Gaga plays Ally, a waitress and aspiring singer who is lucky enough to be discovered by rock star Jackson Maine while performing a rendition of "La Vie en Rose" in a drag bar. When Jackson provides her with a platform to perform a song she's written, she becomes a big star, surpassing her mentor and eventual husband in fame to the extent that the washed-up Jackson begins to feel himself a millstone around Ally's neck.

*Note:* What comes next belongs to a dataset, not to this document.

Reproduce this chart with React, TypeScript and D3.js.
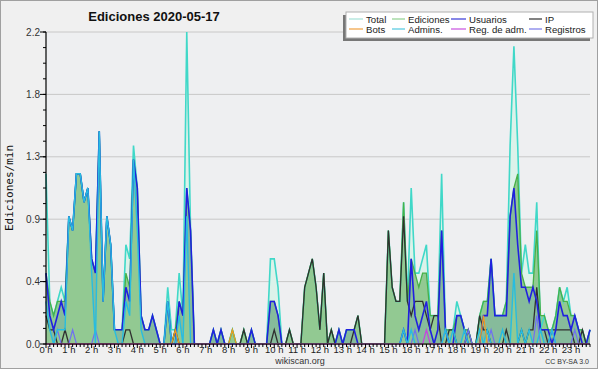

Director Bradley Cooper, who also plays Maine, does a great job of bringing the story up to date in terms of aesthetics; there's a tangibly modern feel to the film that sits nicely at odds with the old-fashioned, perhaps even worn-out story. While his performance is good, it's really Gaga's show, and she's incredibly natural on the screen, as well as having the chance to sing brilliantly; "Shallow" is a tour-de-force. Where the film falls down for me is the screenplay. There's no memorable dialogue whatsoever, nor are there any surprises in the characterisation. Plus, I saw the 1954 version years ago, and what I've since read of it and the 1937 version has led me to believe that this story was originally intended as a satire on the brutality of the Hollywood machine. For that reason, the fact that it's since morphed into a story about the music industry seems to have led the tellers of the story to forget about the satirical element, and the resultant narrow focus leaves it without anything sharp or worthwhile to say.
It's seriously let down by its lack of real relevance as well as by the bland script, but these problems aren't enough to sink the soaring work put in by the two leads, nor do they detract from Cooper's striking visual treatment. I will say that Sam Elliott is criminally underused.